Bristol’s biggest music festival Love Saves The Day, today launches its sustainability awareness campaign, ahead of its relocation to the iconic Ashton Court over the Queen’s Jubilee bank holiday weekend 2-3 June 2022.
This year, the festival will partner with Music Declares Emergency alongside other leading festivals, using the No Music on a Dead Planet pledge as a key communication point for artists and attendees.
The week will kick off with a dive into the history and ecosystems which exist at the new location of Ashton Court, a site once popular with free-festivals of old, which has not seen a music festival since 2008. With an aim to raise awareness of the beautiful new location and encourage attendees to respect and protect it. The team will be sharing ways the festival has taken steps to try to ensure that partying and caring for our planet go hand-in-hand, inviting attendees to think about waste, food consumption, water usage and their day-to-day choices.
With a city location, it is easy for attendees to use low-emission transport to get to site. Team Love, the organisers, have arranged a £2 return Love Bus from Bristol’s main train station, Temple Meads, which is carbon- balanced with ecolibrium and even takes attendees close to the after parties when the festival gates close. For those wanting a completely emission-free journey, the festival encourages walking or cycling to the site and has a bike lock park located at Ashton Court Mansion car park.
There are green options for travel for those commuting from outside Bristol, as the festival has partnered with Big Green Coach.
Other initiatives include banning single use plastic from the site, as part of Drastic on Plastic campaign, which includes glitter – attendees are encouraged to bring their own reusable water bottles to the festival, and there will be metal ones available to purchase.
When it comes to festival fashion choices, Love Saves the Day have recently launched their conscious fashion campaign, encouraging those attending to support local designers and buy sustainable festival outfits. Festival goers are encouraged to make their own, purchase second-hand (from thrift and charity shops) or even repurpose old outfits and clothes-swap with friends.
There are more veggie and vegan food traders this year, and compost toilets accounting for two thirds of toilets on the site. They are also introducing PEEQUAL this year, a safe and sustainable urinal for women. Made from recycled ocean plastic, it is a queue-busting gender equaliser and uses 98% less co2 than portable toilets- and was designed by University of Bristol graduates.

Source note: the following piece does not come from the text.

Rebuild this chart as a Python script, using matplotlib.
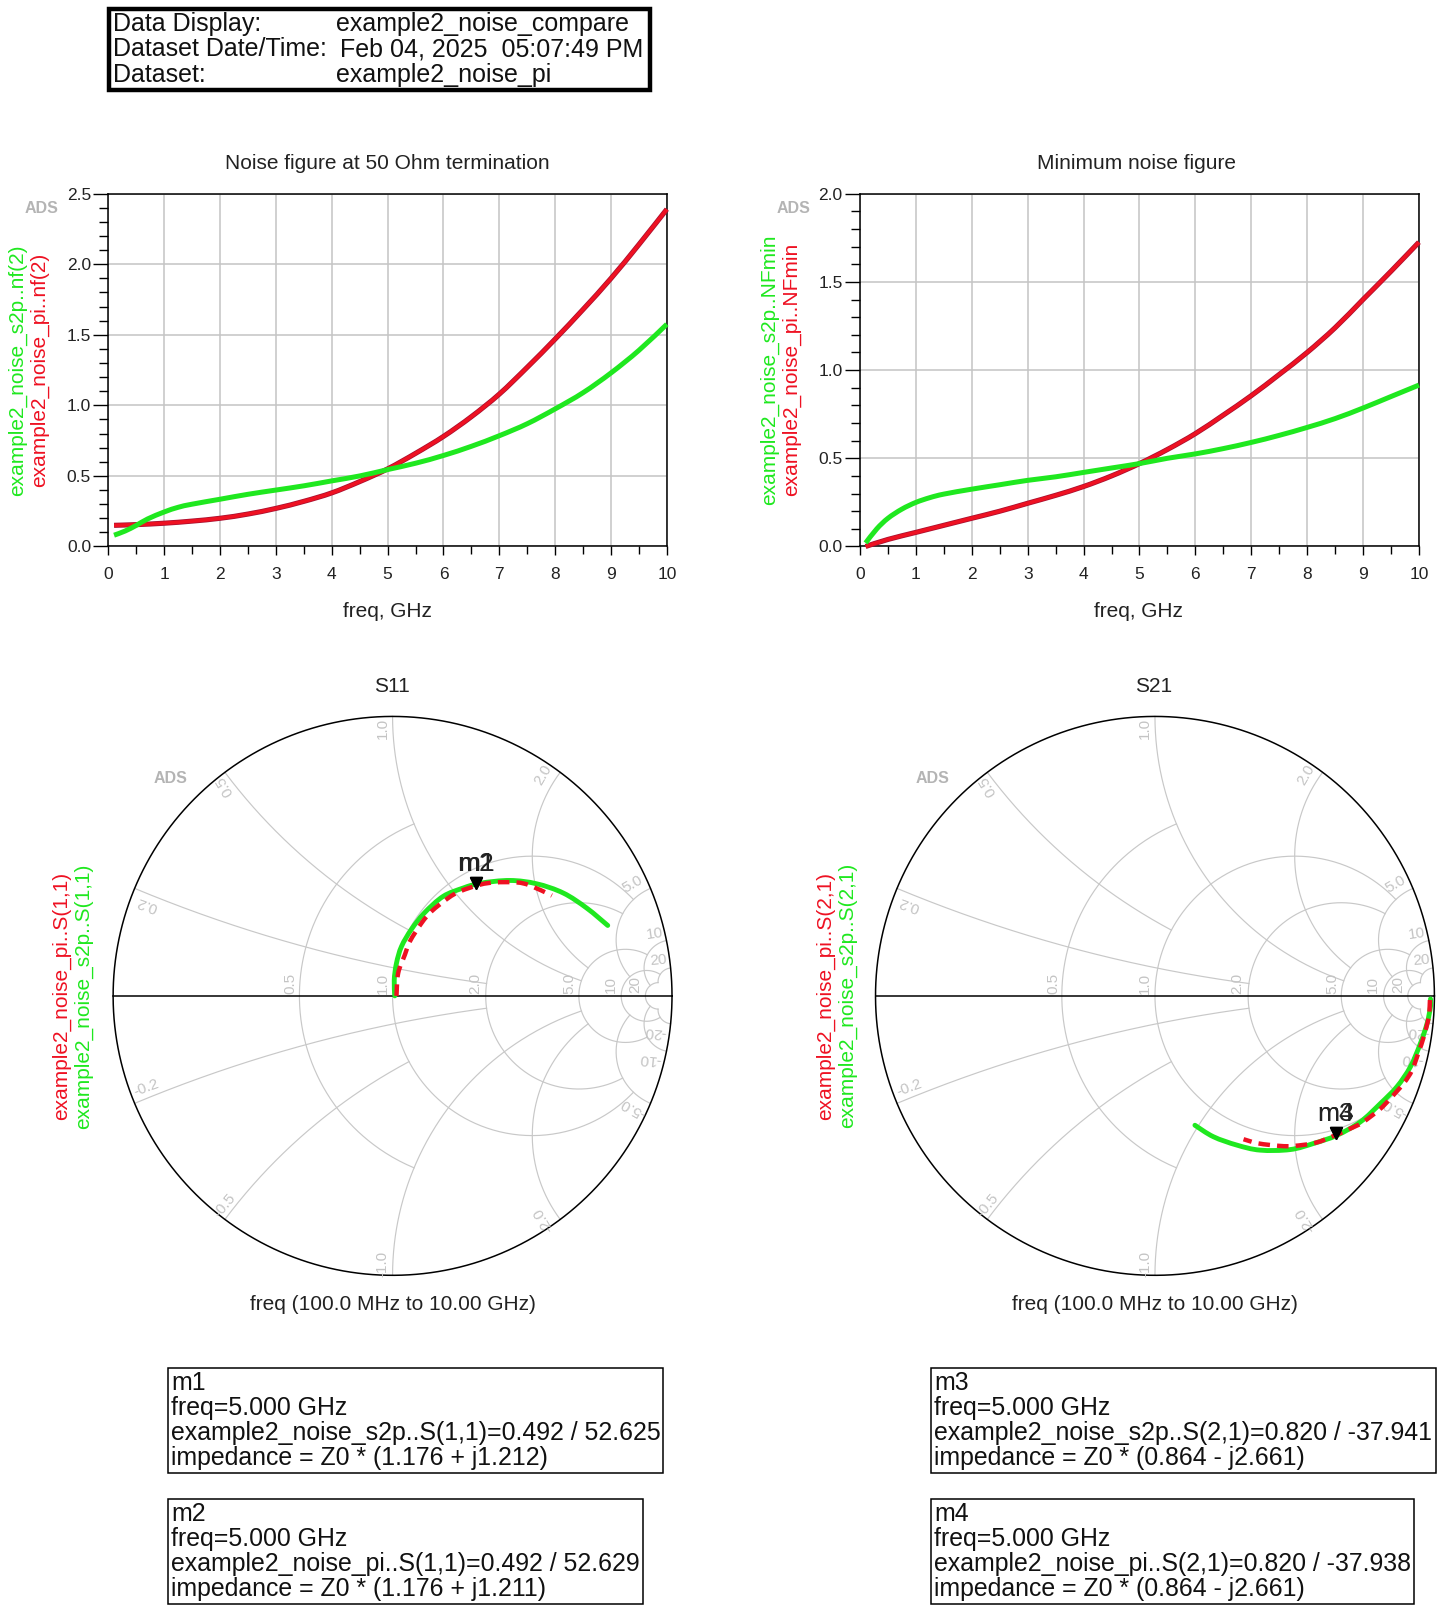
import numpy as np
import matplotlib
matplotlib.use("Agg")
import matplotlib.pyplot as plt
from matplotlib.patches import Rectangle, PathPatch
from matplotlib.path import Path

plt.rcParams['font.family'] = ['Liberation Sans', 'DejaVu Sans']

W, H = 1453, 1619
S = 1453 / 1406.5   # layout below was measured on a narrower view

GREEN = '#1fe81f'
RED = '#ee1122'
GRID = '#c4c4c4'
SMITH_GRID = '#c8c8c8'
LABEL = '#c4c4c4'

# noise figure, dB
nf_freq_s2p = [0.1, 0.3, 0.5, 0.7, 1, 1.25, 1.5, 2, 2.5, 3, 3.5, 4, 4.5, 5, 5.5, 6, 6.5, 7, 7.5, 8, 8.5, 9, 9.5, 10]
nf_s2p = [0.08, 0.11, 0.15, 0.195, 0.245, 0.278, 0.30, 0.335, 0.37, 0.40, 0.43, 0.465, 0.50, 0.545, 0.59, 0.645,
          0.71, 0.785, 0.87, 0.975, 1.09, 1.23, 1.39, 1.575]
nf_freq_pi = [0.1, 0.5, 1, 1.5, 2, 2.5, 3, 3.5, 4, 4.5, 5, 5.5, 6, 6.5, 7, 7.5, 8, 8.5, 9, 9.5, 10]
nf_pi = [0.15, 0.155, 0.165, 0.18, 0.20, 0.23, 0.27, 0.32, 0.38, 0.46, 0.55, 0.66, 0.78, 0.92, 1.08, 1.27, 1.47,
         1.68, 1.90, 2.14, 2.39]

# minimum noise figure, dB
nfmin_freq_s2p = [0.1, 0.3, 0.5, 0.75, 1, 1.25, 1.5, 2, 2.5, 3, 3.5, 4, 4.5, 5, 5.5, 6, 6.5, 7, 7.5, 8, 8.5, 9, 9.5,
                  10]
nfmin_s2p = [0.02, 0.10, 0.16, 0.212, 0.25, 0.277, 0.297, 0.325, 0.35, 0.375, 0.395, 0.42, 0.445, 0.47, 0.50, 0.525,
             0.555, 0.59, 0.63, 0.675, 0.725, 0.785, 0.85, 0.915]
nfmin_freq_pi = [0.1, 0.5, 1, 1.5, 2, 2.5, 3, 3.5, 4, 4.5, 5, 5.5, 6, 6.5, 7, 7.5, 8, 8.5, 9, 9.5, 10]
nfmin_pi = [0.0, 0.04, 0.08, 0.12, 0.16, 0.20, 0.245, 0.29, 0.34, 0.40, 0.47, 0.55, 0.64, 0.745, 0.855, 0.975,
            1.10, 1.24, 1.40, 1.56, 1.725]

# S11 trace, real and imaginary part
s11_re_s2p = [0.008, 0.006, 0.014, 0.032, 0.068, 0.114, 0.181, 0.253, 0.313, 0.420, 0.516, 0.611, 0.695, 0.770]
s11_im_s2p = [0.0, 0.057, 0.117, 0.177, 0.239, 0.297, 0.356, 0.386, 0.403, 0.413, 0.401, 0.368, 0.314, 0.252]
s11_re_pi = [0.014, 0.020, 0.044, 0.062, 0.104, 0.140, 0.199, 0.241, 0.313, 0.367, 0.444, 0.492, 0.570]
s11_im_pi = [0.0, 0.081, 0.147, 0.195, 0.261, 0.303, 0.350, 0.374, 0.398, 0.406, 0.406, 0.395, 0.359]

# S21 trace, real and imaginary part
s21_re_s2p = [0.986, 0.986, 0.974, 0.950, 0.914, 0.866, 0.807, 0.735, 0.651, 0.568, 0.484, 0.376, 0.293, 0.209, 0.143]
s21_im_s2p = [-0.011, -0.038, -0.098, -0.170, -0.254, -0.325, -0.385, -0.451, -0.499, -0.528, -0.550, -0.552,
              -0.534, -0.504, -0.463]
s21_re_pi = [0.984, 0.980, 0.962, 0.944, 0.920, 0.890, 0.837, 0.801, 0.741, 0.699, 0.645, 0.574, 0.496, 0.448,
             0.370, 0.317]
s21_im_pi = [-0.015, -0.074, -0.146, -0.200, -0.266, -0.313, -0.373, -0.409, -0.454, -0.475, -0.499, -0.526,
             -0.537, -0.537, -0.528, -0.513]

# marker readouts, magnitude and angle
m1_s11 = (0.492, 52.625)
m2_s11 = (0.492, 52.629)
m3_s21 = (0.820, -37.941)
m4_s21 = (0.820, -37.938)

header_rows = [("Data Display:", "example2_noise_compare", 325),
               ("Dataset Date/Time:", "Feb 04, 2025  05:07:49 PM", 329),
               ("Dataset:", "example2_noise_pi", 325)]

readout_m1 = ["m1", "freq=5.000 GHz", "example2_noise_s2p..S(1,1)=0.492 / 52.625", "impedance = Z0 * (1.176 + j1.212)"]
readout_m2 = ["m2", "freq=5.000 GHz", "example2_noise_pi..S(1,1)=0.492 / 52.629", "impedance = Z0 * (1.176 + j1.211)"]
readout_m3 = ["m3", "freq=5.000 GHz", "example2_noise_s2p..S(2,1)=0.820 / -37.941", "impedance = Z0 * (0.864 - j2.661)"]
readout_m4 = ["m4", "freq=5.000 GHz", "example2_noise_pi..S(2,1)=0.820 / -37.938", "impedance = Z0 * (0.864 - j2.661)"]

# constant r circle: how far it runs in x. constant x arc: how far it runs in r
r_circles = [(0.5, 1), (1, 5), (2, 5), (5, 10), (10, 20), (20, 20)]
x_arcs = [(0.2, 2), (0.5, 1), (1, 5), (2, 5), (5, 10), (10, 20), (20, 20)]

# smith labels: text, re, im, rotation
smith_labels = [("0.5", -0.365, 0.045, 90), ("1.0", -0.035, 0.045, 90), ("2.0", 0.296, 0.045, 90),
                ("5.0", 0.634, 0.045, 90), ("10", 0.78, 0.04, 90), ("20", 0.87, 0.04, 90),
                ("1.0", -0.035, 0.957, 90), ("2.0", 0.54, 0.79, 60), ("5.0", 0.86, 0.40, 30),
                ("10", 0.937, 0.222, 8), ("20", 0.952, 0.126, 5),
                ("0.5", -0.60, 0.75, 120), ("0.2", -0.88, 0.33, 160),
                ("-0.2", -0.88, -0.33, 20), ("-0.5", -0.60, -0.75, 50), ("-1.0", -0.035, -0.96, 90),
                ("-2.0", 0.54, -0.80, 120), ("-5.0", 0.86, -0.40, 150),
                ("-10", 0.92, -0.225, 175), ("-20", 0.94, -0.13, 175)]


def fig_xy(x, y):
    return x * S / W, 1 - y * S / H


def put_text(fig, x, y, s, **kw):
    kw.setdefault('ha', 'center')
    kw.setdefault('va', 'center')
    fx, fy = fig_xy(x, y)
    fig.text(fx, fy, s, **kw)


def axes_box(fig, left, top, right, bottom):
    fx0, fy1 = fig_xy(left, top)
    fx1, fy0 = fig_xy(right, bottom)
    return fig.add_axes([fx0, fy0, fx1 - fx0, fy1 - fy0])


def frame_box(fig, left, top, right, bottom, lw):
    fx0, fy1 = fig_xy(left, top)
    fx1, fy0 = fig_xy(right, bottom)
    fig.add_artist(Rectangle((fx0, fy0), fx1 - fx0, fy1 - fy0, transform=fig.transFigure,
                             fill=False, edgecolor='black', linewidth=lw))


def smooth_curve(ax, xs, ys, **kw):
    # bezier through the read points, the curves in the reference have no corners
    p = np.column_stack([xs, ys]).astype(float)
    prev = np.vstack([p[0], p[:-2]])
    nxt = np.vstack([p[2:], p[-1]])
    verts = [p[0]]
    codes = [Path.MOVETO]
    for a, b, before, after in zip(p[:-1], p[1:], prev, nxt):
        verts += [a + (b - before) / 6, b - (after - a) / 6, b]
        codes += [Path.CURVE4] * 3
    patch = PathPatch(Path(verts, codes), fill=False, clip_on=False, **kw)
    ax.add_patch(patch)
    return patch


def noise_plot(fig, box, ymax, f1, y1, f2, y2):
    ax = axes_box(fig, *box)
    ax.set_xlim(0, 10)
    ax.set_ylim(0, ymax)
    ax.set_xticks(np.arange(0, 11))
    ax.set_xticks(np.arange(0.5, 10, 1), minor=True)
    ax.set_yticks(np.arange(0, ymax + 0.01, 0.5))
    ax.set_yticks(np.arange(0, ymax + 0.01, 0.1), minor=True)
    ax.set_yticklabels(["%.1f" % v for v in np.arange(0, ymax + 0.01, 0.5)])
    ax.grid(True, which='major', color=GRID, linewidth=1.1)
    ax.set_axisbelow(True)
    ax.tick_params(axis='y', which='major', length=11, width=1, labelsize=12.5, pad=1.5, labelcolor='#222222')
    ax.tick_params(axis='y', which='minor', length=6.5, width=1)
    ax.tick_params(axis='x', which='major', length=6.5, width=1, labelsize=12.5, pad=8, labelcolor='#222222')
    ax.tick_params(axis='x', which='minor', length=5.5, width=1)
    for sp in ax.spines.values():
        sp.set_linewidth(1.1)
    smooth_curve(ax, f2, y2, edgecolor='#a81030', linewidth=3.7, capstyle='butt', zorder=3)
    smooth_curve(ax, f2, y2, edgecolor=RED, linewidth=2.6, capstyle='butt', zorder=3)
    smooth_curve(ax, f1, y1, edgecolor=GREEN, linewidth=3.6, capstyle='butt', zorder=4)
    return ax


def smith_plot(fig, cx, cy, radius, green, red, markers, tags):
    ax = axes_box(fig, cx - radius * 1.03, cy - radius * 1.03, cx + radius * 1.03, cy + radius * 1.03)
    ax.set_xlim(-1.03, 1.03)
    ax.set_ylim(-1.03, 1.03)
    ax.axis('off')
    for r, xlim in r_circles:
        x = np.sinh(np.linspace(-6, 6, 500)) / np.sinh(6) * xlim
        g = (r + 1j * x - 1) / (r + 1j * x + 1)
        ax.plot(g.real, g.imag, color=SMITH_GRID, linewidth=0.85, zorder=1)
    for xv, rlim in x_arcs:
        r = np.concatenate([[0], np.geomspace(0.001, rlim, 400)])
        for sign in (1, -1):
            z = r + 1j * sign * xv
            g = (z - 1) / (z + 1)
            ax.plot(g.real, g.imag, color=SMITH_GRID, linewidth=0.85, zorder=1)
    t = np.linspace(0, 2 * np.pi, 720)
    ax.plot(np.cos(t), np.sin(t), color='black', linewidth=1.1, zorder=2)
    ax.plot([-1, 1], [0, 0], color='black', linewidth=1.1, zorder=2)
    for s, re, im, rot in smith_labels:
        ax.text(re, im, s, fontsize=11, color=LABEL, rotation=rot, ha='center', va='center', zorder=2)
    smooth_curve(ax, green[0], green[1], edgecolor=GREEN, linewidth=3.5, capstyle='round', zorder=3)
    smooth_curve(ax, red[0], red[1], edgecolor=RED, linewidth=3.2, linestyle=(0, (2.6, 1.6)), zorder=4)
    for (mag, ang), tag in zip(markers, tags):
        mx, my = mag * np.cos(np.radians(ang)), mag * np.sin(np.radians(ang))
        ax.plot([mx], [my + 0.012], marker='v', markersize=9, color='black', linestyle='none', zorder=5,
                clip_on=False)
        ax.text(mx, my + 0.082, tag, fontsize=19, color='#222222', ha='center', va='center', zorder=6)
    return ax


def readout(fig, left, top, right, bottom, lines):
    frame_box(fig, left, top, right, bottom, 1.1)
    for k, line in enumerate(lines):
        put_text(fig, left + 3, top + 14.6 + k * 24.2, line, ha='left', fontsize=17.9, color='#111111')


fig = plt.figure(figsize=(W / 100, H / 100), dpi=100, facecolor='white')

# header block
frame_box(fig, 105.5, 9, 629, 87, 3.2)
for k, (name, value, xval) in enumerate(header_rows):
    y = 23 + k * 24.6
    put_text(fig, 109, y, name, ha='left', fontsize=18, color='#111111')
    put_text(fig, xval, y, value, ha='left', fontsize=18, color='#111111')

# rectangular plots
noise_plot(fig, (105, 187.5, 645.5, 529), 2.5, nf_freq_s2p, nf_s2p, nf_freq_pi, nf_pi)
noise_plot(fig, (832.5, 187.5, 1373.5, 529), 2.0, nfmin_freq_s2p, nfmin_s2p, nfmin_freq_pi, nfmin_pi)

put_text(fig, 375, 158.5, "Noise figure at 50 Ohm termination", fontsize=15, color='#222222')
put_text(fig, 1100, 158.5, "Minimum noise figure", fontsize=15, color='#222222')
put_text(fig, 375, 591.5, "freq, GHz", fontsize=15, color='#222222')
put_text(fig, 1102, 591.5, "freq, GHz", fontsize=15, color='#222222')

put_text(fig, 17, 358, "example2_noise_s2p..nf(2)", rotation=90, fontsize=15, color=GREEN)
put_text(fig, 38, 358, "example2_noise_pi..nf(2)", rotation=90, fontsize=15, color=RED)
put_text(fig, 745, 358, "example2_noise_s2p..NFmin", rotation=90, fontsize=15, color=GREEN)
put_text(fig, 766, 358, "example2_noise_pi..NFmin", rotation=90, fontsize=15, color=RED)

for ax_x, ax_y in [(40, 202), (768, 202), (165, 754), (903, 754)]:
    put_text(fig, ax_x, ax_y, "ADS", fontsize=11.5, color='#b4b4b4', fontweight='bold')

# smith charts
smith_plot(fig, 380, 964, 270.5, (s11_re_s2p, s11_im_s2p), (s11_re_pi, s11_im_pi), [m1_s11, m2_s11], ["m1", "m2"])
smith_plot(fig, 1118, 964, 270.5, (s21_re_s2p, s21_im_s2p), (s21_re_pi, s21_im_pi), [m3_s21, m4_s21], ["m3", "m4"])

put_text(fig, 379, 665, "S11", fontsize=15, color='#222222')
put_text(fig, 1117, 665, "S21", fontsize=15, color='#222222')
put_text(fig, 380, 1262.5, "freq (100.0 MHz to 10.00 GHz)", fontsize=15, color='#222222')
put_text(fig, 1118, 1262.5, "freq (100.0 MHz to 10.00 GHz)", fontsize=15, color='#222222')

put_text(fig, 60, 964, "example2_noise_pi..S(1,1)", rotation=90, fontsize=15, color=RED)
put_text(fig, 81, 964, "example2_noise_s2p..S(1,1)", rotation=90, fontsize=15, color=GREEN)
put_text(fig, 799, 964, "example2_noise_pi..S(2,1)", rotation=90, fontsize=15, color=RED)
put_text(fig, 820, 964, "example2_noise_s2p..S(2,1)", rotation=90, fontsize=15, color=GREEN)

# marker readouts
readout(fig, 163, 1324, 642, 1426, readout_m1)
readout(fig, 163, 1451, 622, 1553, readout_m2)
readout(fig, 901, 1324, 1390, 1426, readout_m3)
readout(fig, 901, 1451, 1369, 1553, readout_m4)

fig.savefig('out.png', dpi=100, facecolor='white')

Pauline Bourdon, Sustainability Manager at Team Love, (organisers of Love Saves The Day) explains:
“The festival is our love letter to music, its communities, and the planet. We believe we have a responsibility to inspire awareness and changes in the local area, emphasising the duty of care towards future generations and communities, to make sure they can also experience the benefits of live music, arts, and culture for years to come.”
Organisers have also signed the Vision: 2025 Pledge – an event industry initiative that aims to inspire events to measure their environmental impacts and reduce them by 50% by the year 2025 and are aiming for Net Zero by 2030.